La esperanza no es una fantasía que nos aleja de la realidad como si fuera una
adormidera, sino una energía que nos introduce en ella, en los problemas humanos, en las
dificultades de otras personas y en las nuestras. No es paternalista, no regala lo que sobra;
cree en el otro porque también espera del otro, pues “la existencia de cada uno de
nosotros está ligada a la de los demás: la vida no es tiempo que pasa, sino tiempo de
encuentro” (Francisco, Fratelli tutti, 66).
La esperanza nos mantiene alegres (Rom 12,12), porque la tristeza crónica es
incompatible con la esperanza. Es paciente y constante; no busca seguridad, sino un
futuro individual y colectivo mejor, sin pretender nada a cambio.
La fuerza de lo enormemente frágil
Entre lo enormemente grande, el universo, estudiado por la astrofísica, y lo enormemente
pequeño, lo subatómico, el microcosmos, estudiado por la física cuántica, está lo
enormemente frágil, el ser humano, que se estudia a sí mismo en la experiencia de cada
día. ¿Cuál es la fuerza de lo enormemente frágil? La esperanza.
La esperanza es un signo de identidad de la persona profunda y forma parte de la
identidad de quien se ve a sí mismo como existente para alguien. Los momentos difíciles
ponen a prueba la calidad de esa esperanza, que no es la proyección de un deseo sino una
fuerza para no dejarse atrapar por límites, porque esa es la razón de su ser.
Pero la esperanza pasa por un aprendizaje silencioso y una actitud del interior de la
persona que, poco a poco, le ayuda a ver cuando no se ve nada.

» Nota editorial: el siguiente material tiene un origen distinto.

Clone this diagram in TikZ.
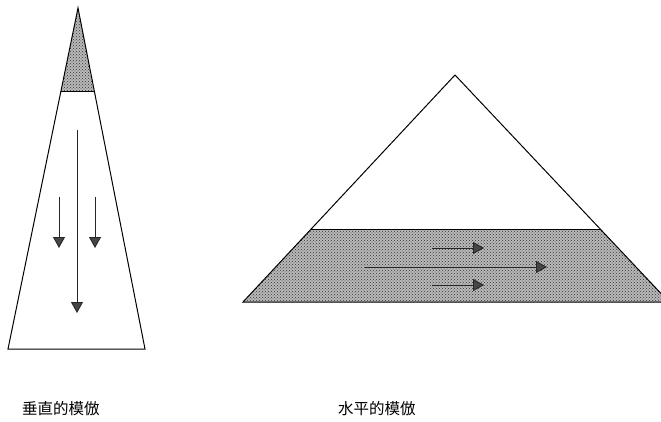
\documentclass[tikz,border=0pt]{standalone}
\usepackage{fontspec}
\newfontfamily\cjk{Noto Sans CJK JP}
\usetikzlibrary{arrows.meta,patterns}
\begin{document}
\begin{tikzpicture}[x=1pt,y=-1pt,
  outline/.style={draw=black,line width=1pt,line join=miter},
  shadebase/.style={fill=gray!55},
  shadedots/.style={pattern=crosshatch dots,pattern color=black!80},
  flow/.style={draw=black!85,line width=0.9pt,-{Triangle[length=11pt,width=12pt,fill=gray!55!black]}},
  label/.style={font=\cjk\fontsize{15.5}{18}\selectfont,inner sep=0pt}]
\useasboundingbox (0,0) rectangle (661,422);
% left (vertical) triangle
\coordinate (LA) at (78,8);
\coordinate (LL) at (61,92);
\coordinate (LR) at (94,92);
\coordinate (LBL) at (8,349);
\coordinate (LBR) at (145,349);
\fill[shadebase] (LA) -- (LR) -- (LL) -- cycle;
\fill[shadedots] (LA) -- (LR) -- (LL) -- cycle;
\draw[outline] (LA) -- (LBR) -- (LBL) -- cycle;
\draw[outline] (LL) -- (LR);
\coordinate (v1s) at (77,130); \coordinate (v1e) at (77,313);
\coordinate (v2s) at (59,197); \coordinate (v2e) at (59,248);
\coordinate (v3s) at (95,197); \coordinate (v3e) at (95,248);
\draw[flow] (v1s) -- (v1e);
\draw[flow] (v2s) -- (v2e);
\draw[flow] (v3s) -- (v3e);
% right (horizontal) triangle
\begin{scope}
\clip (0,0) rectangle (661,422);
\coordinate (RA) at (455,75);
\coordinate (RL) at (311,229);
\coordinate (RR) at (600,229);
\coordinate (RBL) at (243,302);
\coordinate (RBR) at (669,302);
\fill[shadebase] (RL) -- (RR) -- (RBR) -- (RBL) -- cycle;
\fill[shadedots] (RL) -- (RR) -- (RBR) -- (RBL) -- cycle;
\draw[outline] (RA) -- (RBR) -- (RBL) -- cycle;
\draw[outline] (RL) -- (RR);
\end{scope}
\coordinate (h1s) at (432,248); \coordinate (h1e) at (484,248);
\coordinate (h2s) at (365,267); \coordinate (h2e) at (547,267);
\coordinate (h3s) at (432,285); \coordinate (h3e) at (484,285);
\draw[flow] (h1s) -- (h1e);
\draw[flow] (h2s) -- (h2e);
\draw[flow] (h3s) -- (h3e);
% labels
\node[label,anchor=west] (t1) at (22,409) {垂直的模倣};
\node[label,anchor=west] (t2) at (338,409) {水平的模倣};
\end{tikzpicture}
\end{document}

Por eso, sólo puede
ayudar a otros a caminar en la densidad de las muchas nieblas de la vida quien
previamente ha aprendido a aceptar la niebla y a moverse en ella afrontando el miedo y la
falta de luz.
Trabajar para que todos existamos
La esperanza –y, frecuentemente, la vida- de los desesperanzados depende, en gran parte,
de la esperanza de quienes la tienen, porque la esperanza se contagia. Para que alguien
pueda tener esperanza necesita ser esperado, existir para alguien, que alguien le llame, le
hable, le mire, le abrace, le dedique tiempo, le escuche y haga algo por él o ella.
La esperanza no está en el ruido, sino en el amor silencioso. Sin embargo, rompe su
silencio, sin pensárselo, para unirse a la voz de los que no tienen voz y darles voz,
denunciando con energía cualquier injusticia: la que se comete con el inmigrante que no
es tratado como persona, o con la mujer que aguanta por miedo la violencia de un
hombre, o con la niña que sufre abusos sexuales, o con el homosexual acosado en la calle
o en el trabajo, o con quien tiene otra cultura u otros credos.
Encontrar o recuperar el sentido de la vida tiene mucho que ver con la esperanza con que
la vivimos. Dar y recibir esperanza es trabajar para que todos existamos, o sea, que nos
sintamos personas y se nos reconozca como tales, que sintamos que pertenecemos
dignamente a la humanidad, porque “no existe peor alienación que experimentar… que
no se pertenece a nadie” (Francisco, Fratelli tutti, 53).